Logo, passou a rodar por clubes como Palmeiras, com Tite, Goiás, Joinville, River Plate-ARG, até voltar ao interior gaúcho, onde encerrou a carreira em 2016, com 33 anos. O ex-lateral não tem mágoas do passado e das portas fechadas.
— A grande lição que tiro é sempre buscar sabedoria em cada decisão que se toma. Se tivesse mais paciência, hoje seria diferente. Tudo serviu para valorizar as pequenas coisas que eu já não valorizava mais. Quando me tornei um pouco famoso, comecei a deixar de lado o que é mais importante, que é a família, pai, mãe, as pessoas que te amam. Quando tive a doença, percebi o que realmente importa para mim — enaltece.
Hoje, o objetivo de Paulo Francisco é propagar o esporte. Paralelamente à faculdade de Educação Física, Chiquinho integra uma organização que leva futebol voluntário ao mundo. Ele é vice-presidente e um dos embaixadores da Brazil Football Club, junto de Diogo Rincón, ex-Inter.

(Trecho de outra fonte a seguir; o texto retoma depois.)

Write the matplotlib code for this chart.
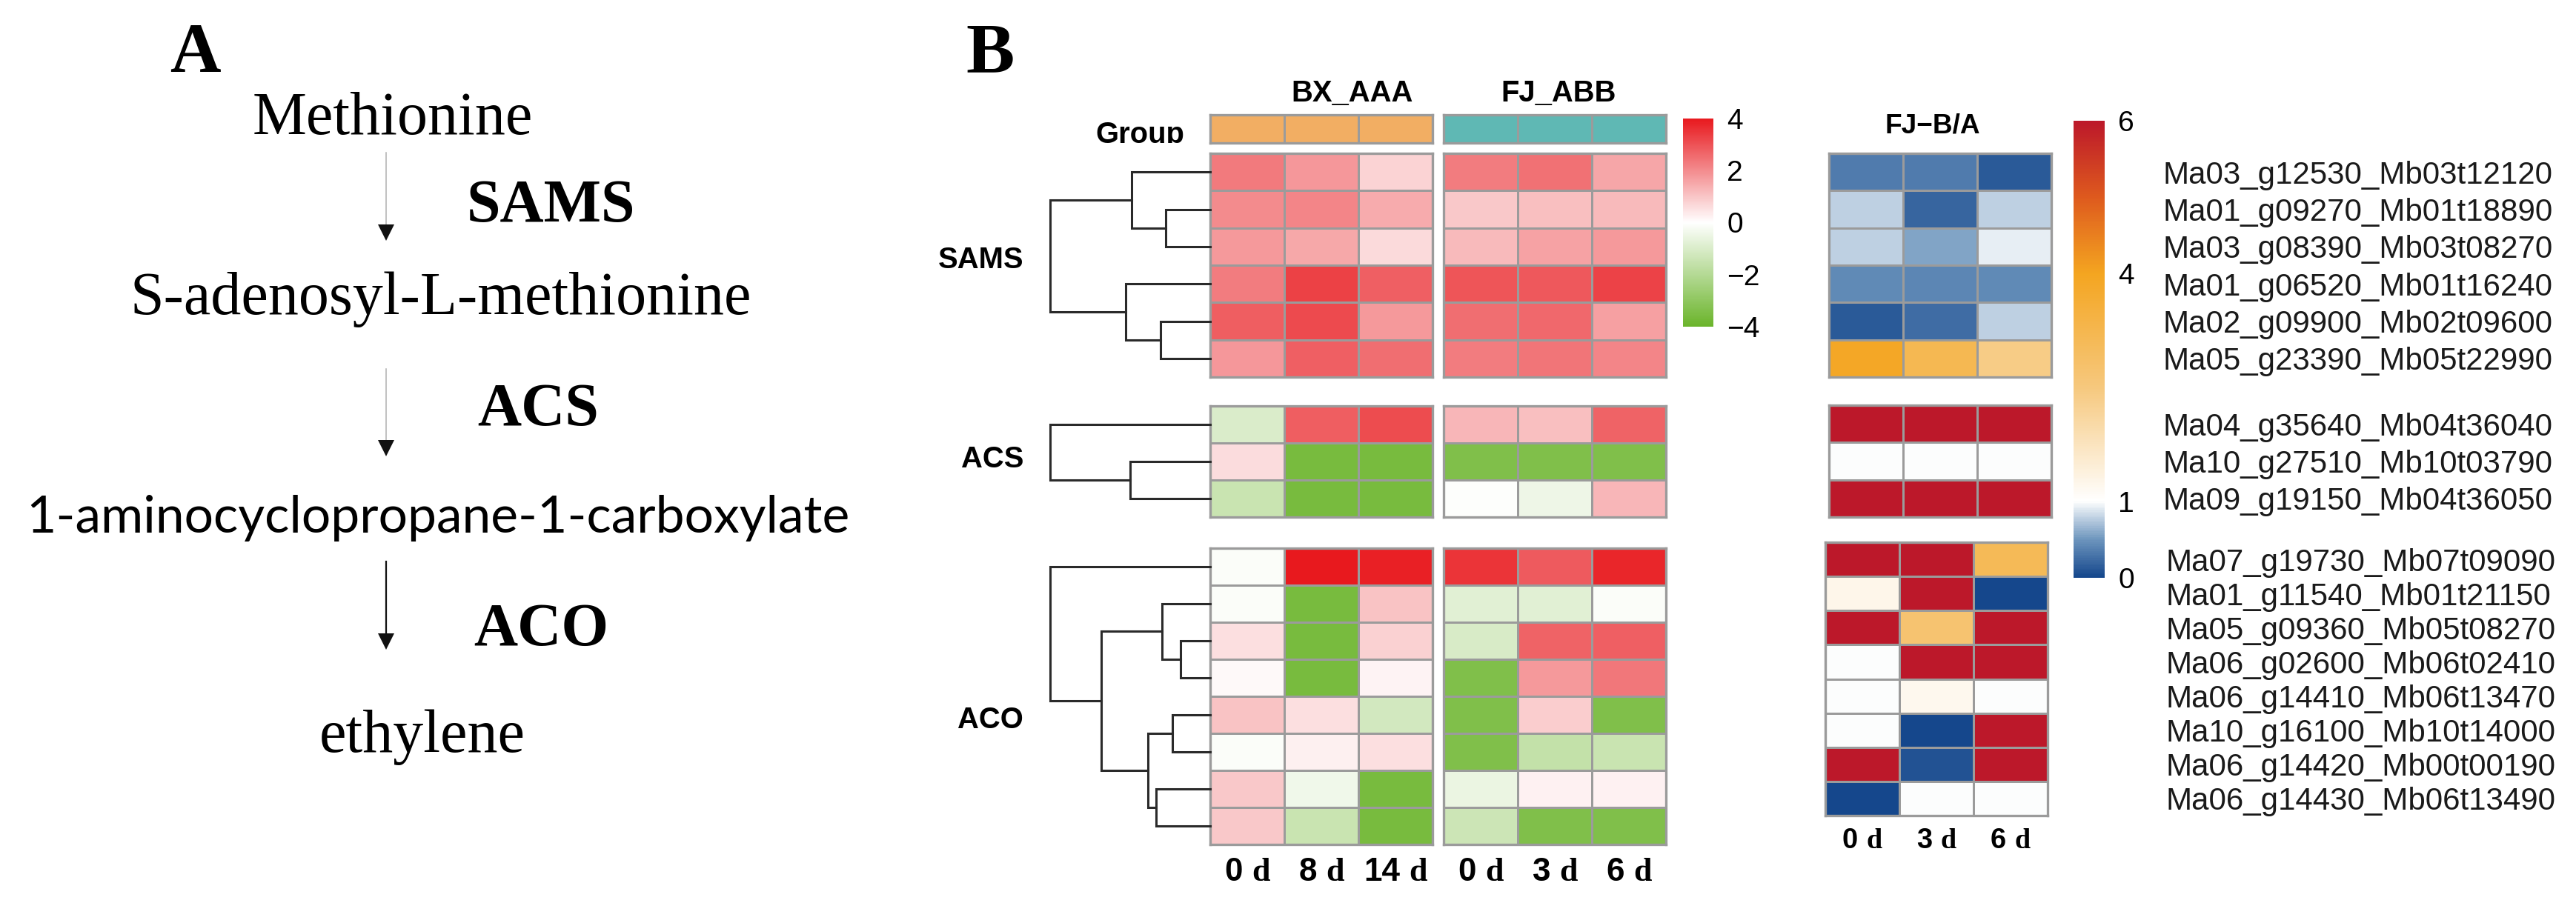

— Foi algo importante para eu perceber que poderia levar alegria para as pessoas fora de um estádio de futebol. Poder mostrar que o esporte pode mudar a vida das pessoas por meio de princípios e valores — conta Chiquinho, que segue morando na zona sul de Porto Alegre, com a esposa Juliana, e os filhos João Pedro, 15 anos, Francisco, nove, e Clara, cinco.